Source code of charts:
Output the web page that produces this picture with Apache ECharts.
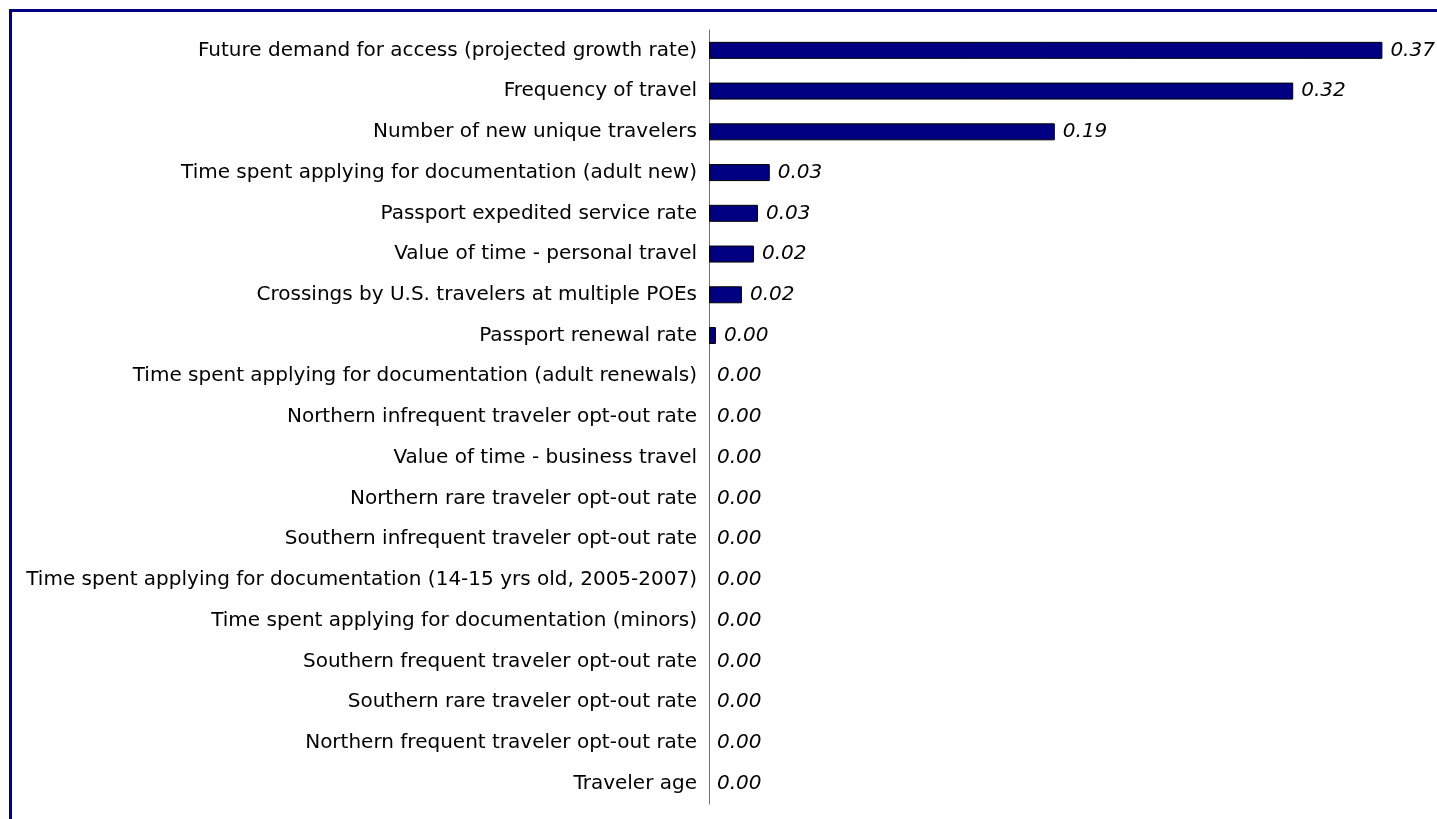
<!DOCTYPE html>
<html><head><meta charset="utf-8">
<script src="https://cdn.jsdelivr.net/npm/echarts@6/dist/echarts.min.js"></script>
<style>html,body{margin:0;padding:0;background:#fff;}#c{width:1437px;height:819px;}</style>
</head><body><div id="c"></div>
<script>
const categories = [
  "Future demand for access (projected growth rate)",
  "Frequency of travel",
  "Number of new unique travelers",
  "Time spent applying for documentation (adult new)",
  "Passport expedited service rate",
  "Value of time - personal travel",
  "Crossings by U.S. travelers at multiple POEs",
  "Passport renewal rate",
  "Time spent applying for documentation (adult renewals)",
  "Northern infrequent traveler opt-out rate",
  "Value of time - business travel",
  "Northern rare traveler opt-out rate",
  "Southern infrequent traveler opt-out rate",
  "Time spent applying for documentation (14-15 yrs old, 2005-2007)",
  "Time spent applying for documentation (minors)",
  "Southern frequent traveler opt-out rate",
  "Southern rare traveler opt-out rate",
  "Northern frequent traveler opt-out rate",
  "Traveler age"
];
const values = [0.37, 0.321, 0.19, 0.0334, 0.0269, 0.0247, 0.0181, 0.0038, 0, 0, 0, 0, 0, 0, 0, 0, 0, 0, 0];

const seriesData = values.map(v => v === 0 ? { value: v, itemStyle: { borderWidth: 0 } } : v);

const chart = echarts.init(document.getElementById('c'));
chart.setOption({
  animation: false,
  graphic: [{
    type: 'rect',
    shape: { x: 10.5, y: 10.5, width: 1600, height: 1000 },
    style: { fill: 'none', stroke: '#000080', lineWidth: 3 },
    silent: true
  }],
  grid: { left: 709, top: 30, width: 730, height: 774 },
  xAxis: { type: 'value', min: 0, max: 0.4, show: false },
  yAxis: {
    type: 'category', data: categories, inverse: true,
    axisLine: { show: true, lineStyle: { color: '#707070', width: 1 } },
    axisTick: { show: false },
    axisLabel: { margin: 12, color: '#000', fontFamily: 'DejaVu Sans', fontSize: 20 }
  },
  series: [{
    type: 'bar', data: seriesData, barWidth: 17,
    itemStyle: { color: '#000080', borderColor: '#000', borderWidth: 1 },
    label: {
      show: true, position: 'right', distance: 8,
      color: '#000', fontStyle: 'italic', fontFamily: 'DejaVu Sans', fontSize: 20,
      formatter: p => p.value.toFixed(2)
    }
  }]
});
</script></body></html>
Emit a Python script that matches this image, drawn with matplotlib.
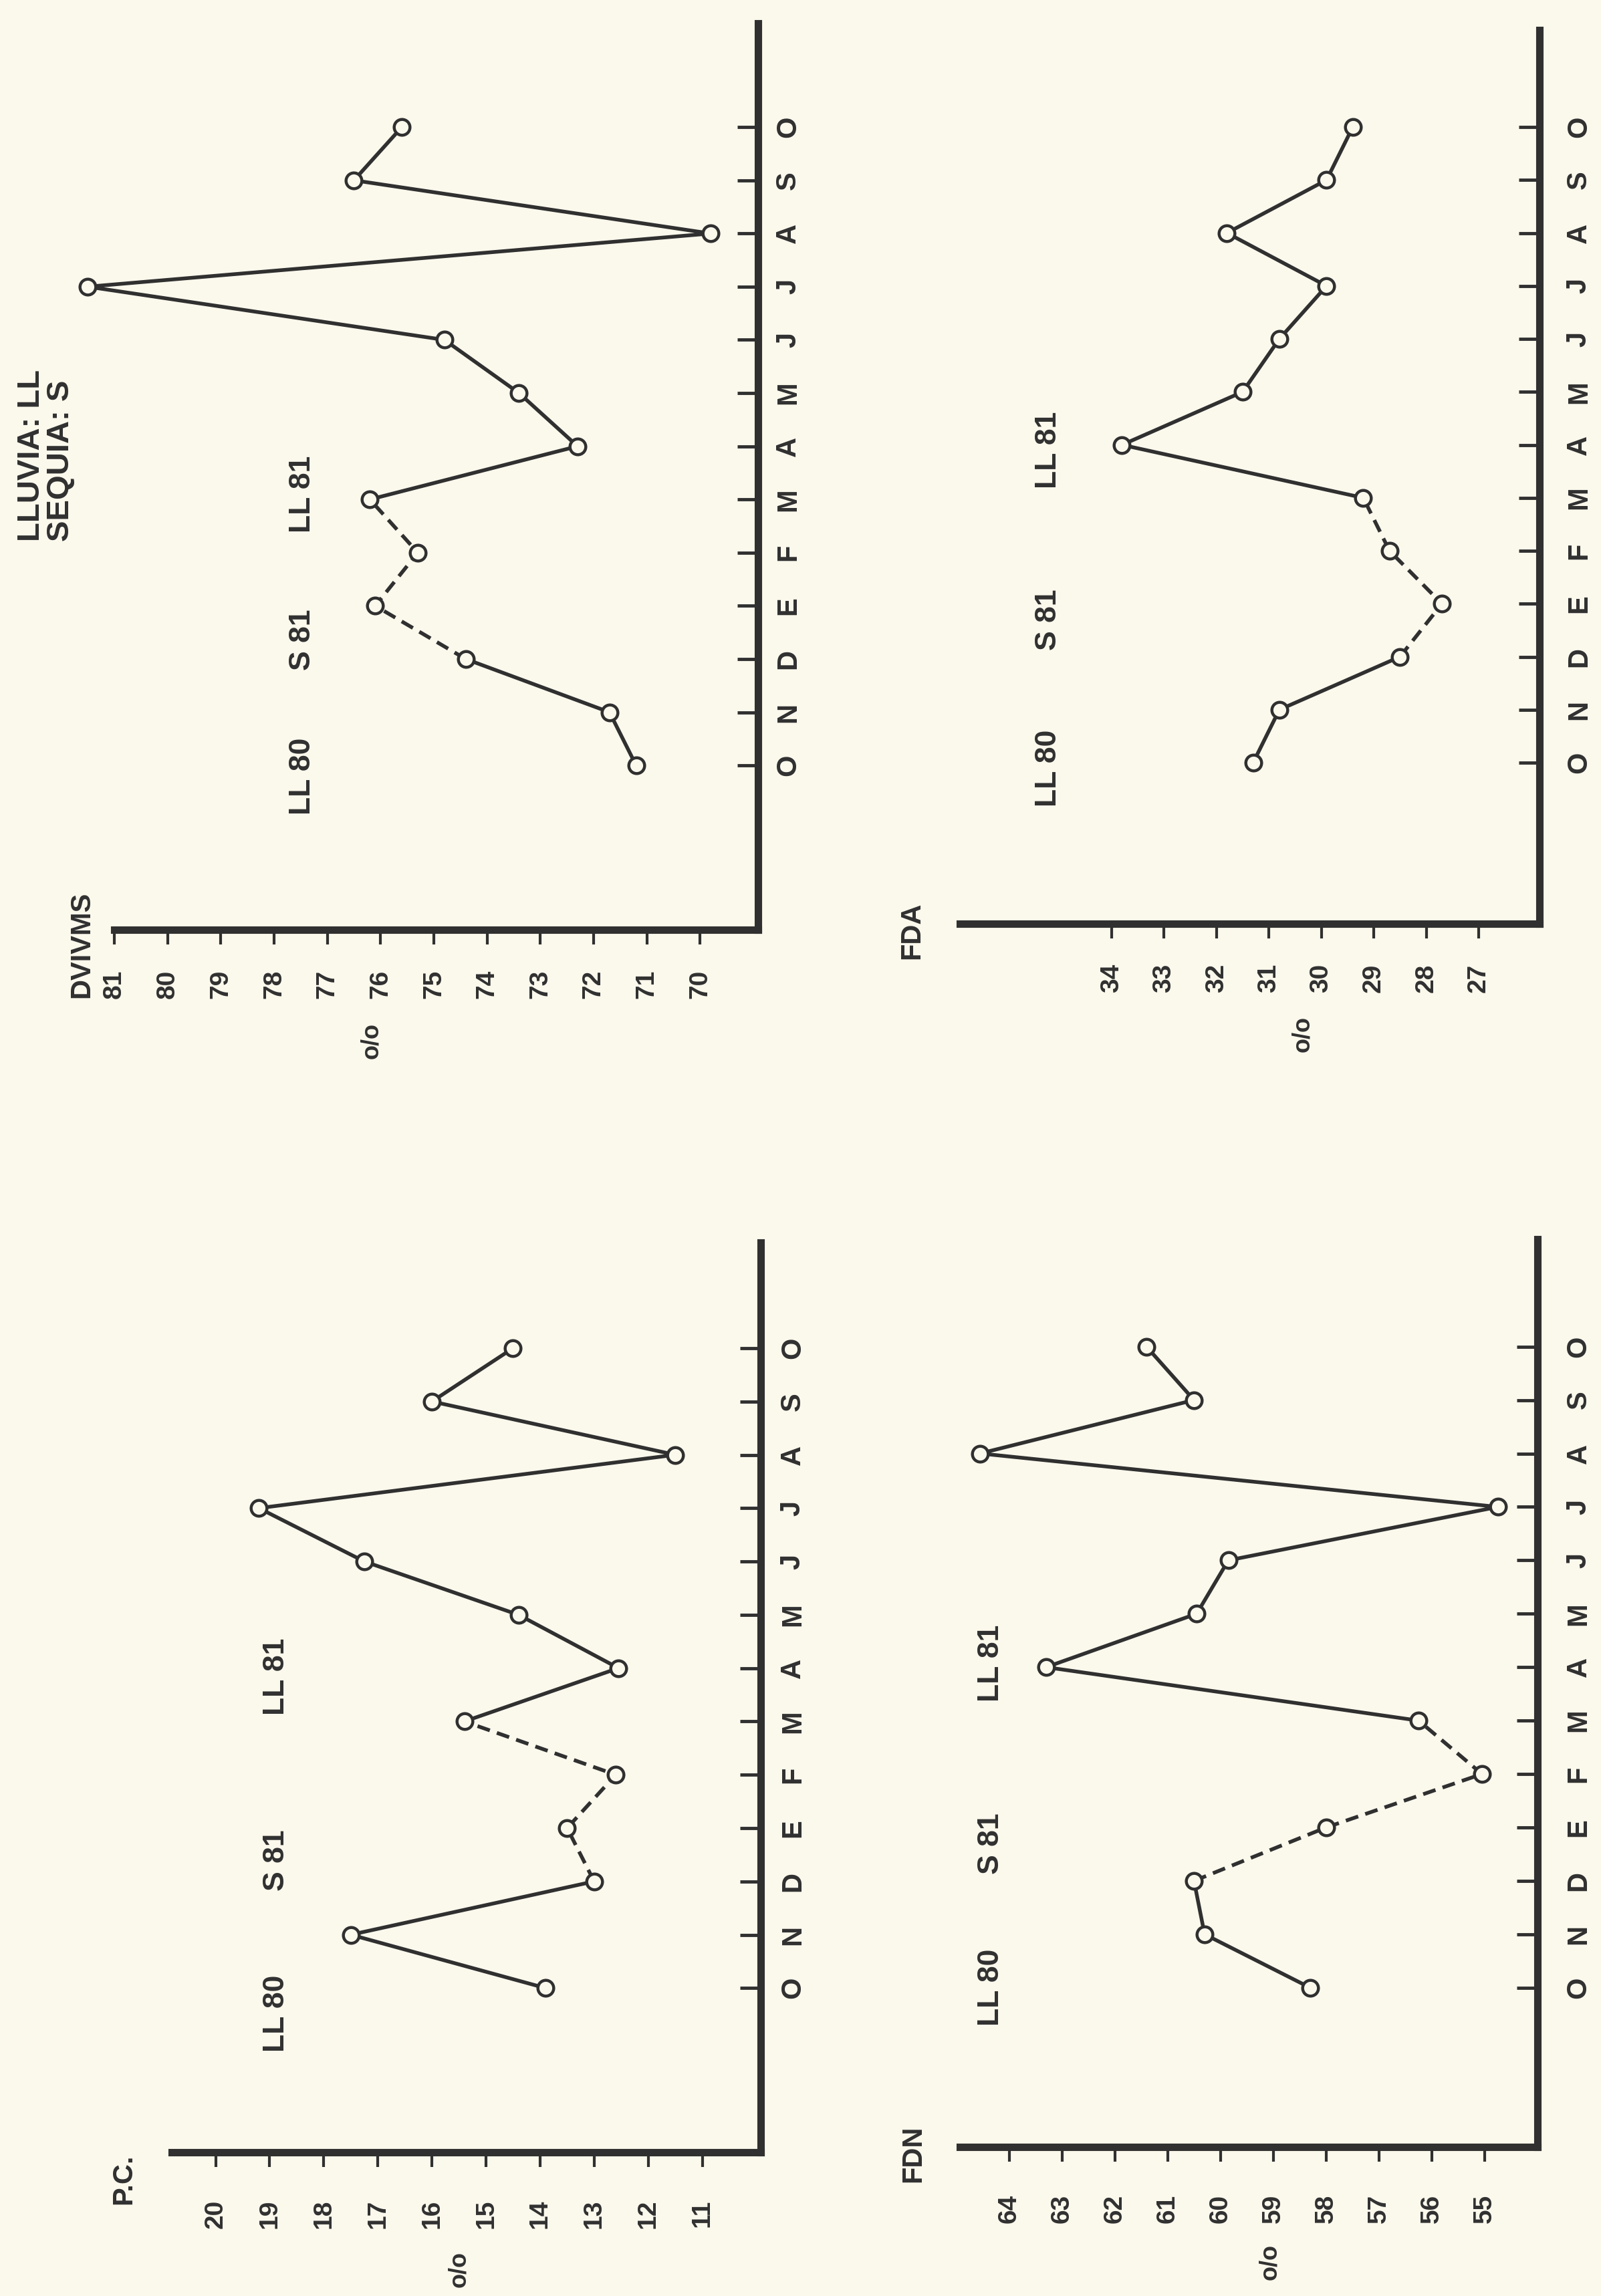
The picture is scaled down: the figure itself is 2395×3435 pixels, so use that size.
import matplotlib.pyplot as plt
import numpy as np

# meses de octubre 80 a octubre 81
meses = ['O', 'N', 'D', 'E', 'F', 'M', 'A', 'M', 'J', 'J', 'A', 'S', 'O']

dvivms = [71.2, 71.7, 74.4, 76.1, 75.3, 76.2, 72.3, 73.4, 74.8, 81.5, 69.8, 76.5, 75.6]
fda = [31.3, 30.8, 28.5, 27.7, 28.7, 29.2, 33.8, 31.5, 30.8, 29.9, 31.8, 29.9, 29.4]
pc = [13.9, 17.5, 13.0, 13.5, 12.6, 15.4, 12.55, 14.4, 17.25, 19.2, 11.5, 16.0, 14.5]
fdn = [58.3, 60.3, 60.5, 58.0, 55.05, 56.25, 63.3, 60.45, 59.85, 54.75, 64.55, 60.5, 61.4]

ticks_dvivms = [81, 80, 79, 78, 77, 76, 75, 74, 73, 72, 71, 70]
ticks_fda = [34, 33, 32, 31, 30, 29, 28, 27]
ticks_pc = [20, 19, 18, 17, 16, 15, 14, 13, 12, 11]
ticks_fdn = [64, 63, 62, 61, 60, 59, 58, 57, 56, 55]

textos = ['LL 80', 'S 81', 'LL 81']

W, H = 2395, 3435
papel = '#fbf8ec'
tinta = '#303030'

plt.rcParams['font.family'] = ['Liberation Sans', 'DejaVu Sans']
plt.rcParams['font.weight'] = 'bold'

fig = plt.figure(figsize=(W / 100, H / 100), dpi=100, facecolor=papel)


def caja(l, r, t, b):
    return [l / W, 1 - b / H, (r - l) / W, (b - t) / H]


def px(x, y):
    return x / W, 1 - y / H


# layout de cada grafico (pixeles de la pagina)
paneles = [
    dict(nombre='DVIVMS', datos=dvivms, ticks=ticks_dvivms,
         rect=(171, 1134, 35, 1391), xlim=(81.0, 68.91), ylim=(-3.09, 13.95),
         xt=77.46, yt=[-0.2, 2.36, 5.1], pos_nombre=(122, 1413), pos_pc=(556, 1557),
         padx=27, pady=18),
    dict(nombre='FDA', datos=fda, ticks=ticks_fda,
         rect=(1436, 2303, 45, 1382), xlim=(36.89, 25.84), ylim=(-3.04, 13.83),
         xt=35.2, yt=[-0.11, 2.7, 5.9], pos_nombre=(1364, 1392), pos_pc=(1949, 1547),
         padx=27, pady=28),
    dict(nombre='P.C.', datos=pc, ticks=ticks_pc,
         rect=(257, 1138, 1859, 3220), xlim=(20.81, 9.92), ylim=(-3.08, 13.98),
         xt=18.87, yt=[-0.48, 2.4, 5.84], pos_nombre=(185, 3260), pos_pc=(687, 3395),
         padx=35, pady=20),
    dict(nombre='FDN', datos=fdn, ticks=ticks_fdn,
         rect=(1436, 2300, 1854, 3212), xlim=(64.93, 54.0), ylim=(-2.98, 14.01),
         xt=64.34, yt=[0.0, 2.7, 6.08], pos_nombre=(1366, 3222), pos_pc=(1900, 3384),
         padx=35, pady=30),
]

for p in paneles:
    ax = fig.add_axes(caja(*p['rect']))
    ax.set_facecolor('none')
    ax.set_xlim(*p['xlim'])
    ax.set_ylim(*p['ylim'])

    m = np.arange(len(meses))
    v = np.array(p['datos'])
    # lluvia: trazo continuo, sequia: discontinuo
    ax.plot(v[:3], m[:3], color=tinta, lw=4, solid_capstyle='round', clip_on=False)
    ax.plot(v[2:6], m[2:6], color=tinta, lw=4, dashes=(3.5, 2), clip_on=False)
    ax.plot(v[5:], m[5:], color=tinta, lw=4, solid_capstyle='round', clip_on=False)
    ax.plot(v, m, 'o', ms=17, mfc=papel, mec=tinta, mew=3.2, ls='none',
            clip_on=False, zorder=3)

    for s in ['top', 'left']:
        ax.spines[s].set_visible(False)
    for s in ['right', 'bottom']:
        ax.spines[s].set_linewidth(8)
        ax.spines[s].set_color(tinta)
        ax.spines[s].set_capstyle('projecting')

    ax.xaxis.set_ticks_position('bottom')
    ax.set_xticks(p['ticks'])
    ax.set_xticklabels([str(t) for t in p['ticks']], rotation=90)
    ax.tick_params(axis='x', direction='out', length=16, width=3, pad=p['padx'],
                   labelsize=28, colors=tinta)

    ax.yaxis.tick_right()
    ax.set_yticks(m)
    ax.set_yticklabels(meses, rotation=90, va='center')
    ax.tick_params(axis='y', direction='in', length=22, width=3.5, pad=p['pady'],
                   labelsize=30, colors=tinta)

    for t, y in zip(textos, p['yt']):
        ax.text(p['xt'], y, t, rotation=90, ha='center', va='center',
                fontsize=32, color=tinta)

    fig.text(*px(*p['pos_nombre']), p['nombre'], rotation=90, ha='center',
             va='center', fontsize=30, color=tinta)
    fig.text(*px(*p['pos_pc']), 'o/o', rotation=90, ha='center', va='center',
             fontsize=26, color=tinta)

fig.text(*px(69, 810), 'LLUVIA: LL\nSEQUIA: S', rotation=90, ha='center',
         va='bottom', multialignment='left', fontsize=34, linespacing=1.0,
         color=tinta)

fig.savefig('out.png', dpi=100, facecolor=papel)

• [EXERCISE TASK] Copy out all of the data word for word. Do not carry over any picture.

• [FINAL ANSWER]
Output the web page that produces this picture with Apache ECharts.
<!DOCTYPE html>
<html><head><meta charset="utf-8">
<script src="https://cdn.jsdelivr.net/npm/echarts@6/dist/echarts.min.js"></script>
<style>html,body{margin:0;padding:0;background:#fff;}#c{width:1437px;height:819px;}</style>
</head><body><div id="c"></div>
<script>
const categories = [
  "Future demand for access (projected growth rate)",
  "Frequency of travel",
  "Number of new unique travelers",
  "Time spent applying for documentation (adult new)",
  "Passport expedited service rate",
  "Value of time - personal travel",
  "Crossings by U.S. travelers at multiple POEs",
  "Passport renewal rate",
  "Time spent applying for documentation (adult renewals)",
  "Northern infrequent traveler opt-out rate",
  "Value of time - business travel",
  "Northern rare traveler opt-out rate",
  "Southern infrequent traveler opt-out rate",
  "Time spent applying for documentation (14-15 yrs old, 2005-2007)",
  "Time spent applying for documentation (minors)",
  "Southern frequent traveler opt-out rate",
  "Southern rare traveler opt-out rate",
  "Northern frequent traveler opt-out rate",
  "Traveler age"
];
const values = [0.37, 0.321, 0.19, 0.0334, 0.0269, 0.0247, 0.0181, 0.0038, 0, 0, 0, 0, 0, 0, 0, 0, 0, 0, 0];

const seriesData = values.map(v => v === 0 ? { value: v, itemStyle: { borderWidth: 0 } } : v);

const chart = echarts.init(document.getElementById('c'));
chart.setOption({
  animation: false,
  graphic: [{
    type: 'rect',
    shape: { x: 10.5, y: 10.5, width: 1600, height: 1000 },
    style: { fill: 'none', stroke: '#000080', lineWidth: 3 },
    silent: true
  }],
  grid: { left: 709, top: 30, width: 730, height: 774 },
  xAxis: { type: 'value', min: 0, max: 0.4, show: false },
  yAxis: {
    type: 'category', data: categories, inverse: true,
    axisLine: { show: true, lineStyle: { color: '#707070', width: 1 } },
    axisTick: { show: false },
    axisLabel: { margin: 12, color: '#000', fontFamily: 'DejaVu Sans', fontSize: 20 }
  },
  series: [{
    type: 'bar', data: seriesData, barWidth: 17,
    itemStyle: { color: '#000080', borderColor: '#000', borderWidth: 1 },
    label: {
      show: true, position: 'right', distance: 8,
      color: '#000', fontStyle: 'italic', fontFamily: 'DejaVu Sans', fontSize: 20,
      formatter: p => p.value.toFixed(2)
    }
  }]
});
</script></body></html>
Emit a Python script that matches this image, drawn with matplotlib.
The picture is scaled down: the figure itself is 2395×3435 pixels, so use that size.
import matplotlib.pyplot as plt
import numpy as np

# meses de octubre 80 a octubre 81
meses = ['O', 'N', 'D', 'E', 'F', 'M', 'A', 'M', 'J', 'J', 'A', 'S', 'O']

dvivms = [71.2, 71.7, 74.4, 76.1, 75.3, 76.2, 72.3, 73.4, 74.8, 81.5, 69.8, 76.5, 75.6]
fda = [31.3, 30.8, 28.5, 27.7, 28.7, 29.2, 33.8, 31.5, 30.8, 29.9, 31.8, 29.9, 29.4]
pc = [13.9, 17.5, 13.0, 13.5, 12.6, 15.4, 12.55, 14.4, 17.25, 19.2, 11.5, 16.0, 14.5]
fdn = [58.3, 60.3, 60.5, 58.0, 55.05, 56.25, 63.3, 60.45, 59.85, 54.75, 64.55, 60.5, 61.4]

ticks_dvivms = [81, 80, 79, 78, 77, 76, 75, 74, 73, 72, 71, 70]
ticks_fda = [34, 33, 32, 31, 30, 29, 28, 27]
ticks_pc = [20, 19, 18, 17, 16, 15, 14, 13, 12, 11]
ticks_fdn = [64, 63, 62, 61, 60, 59, 58, 57, 56, 55]

textos = ['LL 80', 'S 81', 'LL 81']

W, H = 2395, 3435
papel = '#fbf8ec'
tinta = '#303030'

plt.rcParams['font.family'] = ['Liberation Sans', 'DejaVu Sans']
plt.rcParams['font.weight'] = 'bold'

fig = plt.figure(figsize=(W / 100, H / 100), dpi=100, facecolor=papel)


def caja(l, r, t, b):
    return [l / W, 1 - b / H, (r - l) / W, (b - t) / H]


def px(x, y):
    return x / W, 1 - y / H


# layout de cada grafico (pixeles de la pagina)
paneles = [
    dict(nombre='DVIVMS', datos=dvivms, ticks=ticks_dvivms,
         rect=(171, 1134, 35, 1391), xlim=(81.0, 68.91), ylim=(-3.09, 13.95),
         xt=77.46, yt=[-0.2, 2.36, 5.1], pos_nombre=(122, 1413), pos_pc=(556, 1557),
         padx=27, pady=18),
    dict(nombre='FDA', datos=fda, ticks=ticks_fda,
         rect=(1436, 2303, 45, 1382), xlim=(36.89, 25.84), ylim=(-3.04, 13.83),
         xt=35.2, yt=[-0.11, 2.7, 5.9], pos_nombre=(1364, 1392), pos_pc=(1949, 1547),
         padx=27, pady=28),
    dict(nombre='P.C.', datos=pc, ticks=ticks_pc,
         rect=(257, 1138, 1859, 3220), xlim=(20.81, 9.92), ylim=(-3.08, 13.98),
         xt=18.87, yt=[-0.48, 2.4, 5.84], pos_nombre=(185, 3260), pos_pc=(687, 3395),
         padx=35, pady=20),
    dict(nombre='FDN', datos=fdn, ticks=ticks_fdn,
         rect=(1436, 2300, 1854, 3212), xlim=(64.93, 54.0), ylim=(-2.98, 14.01),
         xt=64.34, yt=[0.0, 2.7, 6.08], pos_nombre=(1366, 3222), pos_pc=(1900, 3384),
         padx=35, pady=30),
]

for p in paneles:
    ax = fig.add_axes(caja(*p['rect']))
    ax.set_facecolor('none')
    ax.set_xlim(*p['xlim'])
    ax.set_ylim(*p['ylim'])

    m = np.arange(len(meses))
    v = np.array(p['datos'])
    # lluvia: trazo continuo, sequia: discontinuo
    ax.plot(v[:3], m[:3], color=tinta, lw=4, solid_capstyle='round', clip_on=False)
    ax.plot(v[2:6], m[2:6], color=tinta, lw=4, dashes=(3.5, 2), clip_on=False)
    ax.plot(v[5:], m[5:], color=tinta, lw=4, solid_capstyle='round', clip_on=False)
    ax.plot(v, m, 'o', ms=17, mfc=papel, mec=tinta, mew=3.2, ls='none',
            clip_on=False, zorder=3)

    for s in ['top', 'left']:
        ax.spines[s].set_visible(False)
    for s in ['right', 'bottom']:
        ax.spines[s].set_linewidth(8)
        ax.spines[s].set_color(tinta)
        ax.spines[s].set_capstyle('projecting')

    ax.xaxis.set_ticks_position('bottom')
    ax.set_xticks(p['ticks'])
    ax.set_xticklabels([str(t) for t in p['ticks']], rotation=90)
    ax.tick_params(axis='x', direction='out', length=16, width=3, pad=p['padx'],
                   labelsize=28, colors=tinta)

    ax.yaxis.tick_right()
    ax.set_yticks(m)
    ax.set_yticklabels(meses, rotation=90, va='center')
    ax.tick_params(axis='y', direction='in', length=22, width=3.5, pad=p['pady'],
                   labelsize=30, colors=tinta)

    for t, y in zip(textos, p['yt']):
        ax.text(p['xt'], y, t, rotation=90, ha='center', va='center',
                fontsize=32, color=tinta)

    fig.text(*px(*p['pos_nombre']), p['nombre'], rotation=90, ha='center',
             va='center', fontsize=30, color=tinta)
    fig.text(*px(*p['pos_pc']), 'o/o', rotation=90, ha='center', va='center',
             fontsize=26, color=tinta)

fig.text(*px(69, 810), 'LLUVIA: LL\nSEQUIA: S', rotation=90, ha='center',
         va='bottom', multialignment='left', fontsize=34, linespacing=1.0,
         color=tinta)

fig.savefig('out.png', dpi=100, facecolor=papel)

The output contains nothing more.